What is often dubbed “the sense of meaning” is actually a sense of belonging. It has just become deracinated from a community and its participation mystique, like the modernist detour to find meaning in literature and art without religious commitment and the post modern dissolution of meaning altogether; are we to all just go back to church? This takes us back to the “pursuit of happiness” and to the radical idea that this can occur, in its most authentic sense, through the free conscience of each and every individual.  A culture that offers you the possibility to be anything you can dream of and then qualifies those dreams according to their marketability will not sustain the flame of desire.

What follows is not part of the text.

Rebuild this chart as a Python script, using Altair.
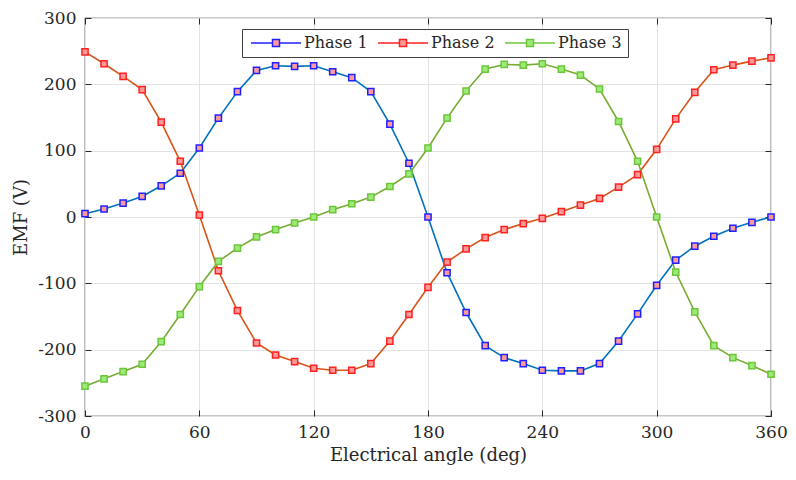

Belonging deeply to life, on the other hand, sidesteps the ego-inflation of needing a “life mission” and offers “the rapture of being alive,” as Joseph Campbell put it. Great ambitions, as well as great salaries, may be but literal “compensations” for the loss of this deepest sense of belonging in which nature, society, and soul weave themselves together in an offering of fullness. 

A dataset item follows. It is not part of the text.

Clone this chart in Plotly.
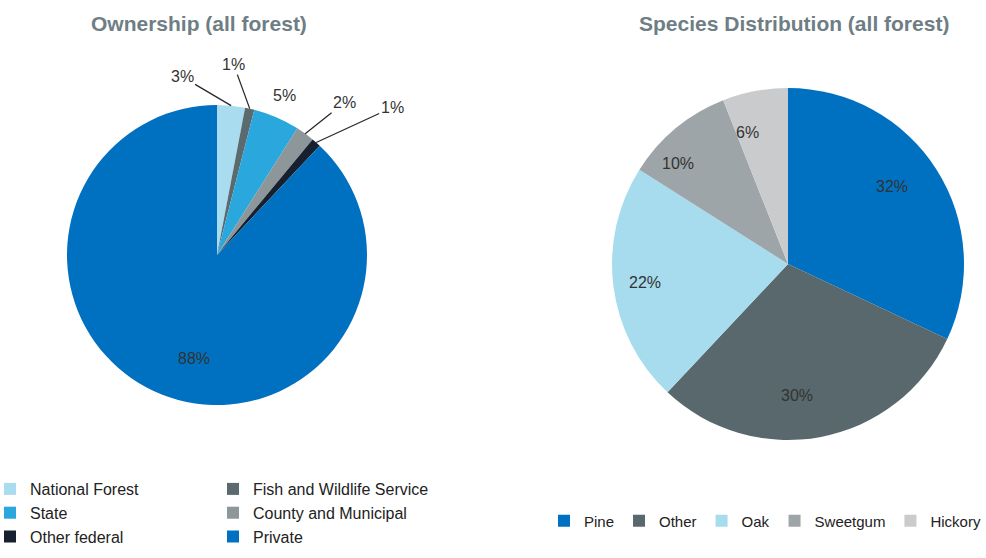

Entering this first gate is entering a precinct of power. A power emerging from the full support of nothing, from vast emptiness becoming vast openness, the world as a field of possibility, the constant, ongoing encounter with the regenerate possibility, with the greatness of the imagination. Abundance then is the natural evolution from the material of your own life as in Rilke’s letter to a young poet

“Sir, I can’t give you any advice but this: to go into yourself and see how deep the place is from which your life flows; at its source you will find the answer to the question of whether you must create. Accept that answer, just as it is given to you without trying to interpret it.”

This rooting of the flame, this abundance of acceptance, is the direct opposite of speedy acquisitiveness. What you can do better than anyone else is to be you; but since you don’t know yourself, the only alternative is to constantly surprise yourself. Here, the first gate, the struggle of the individual is to emerge out of the matrix of the collective, and the willingness of the individual to continually morph and integrate into new form.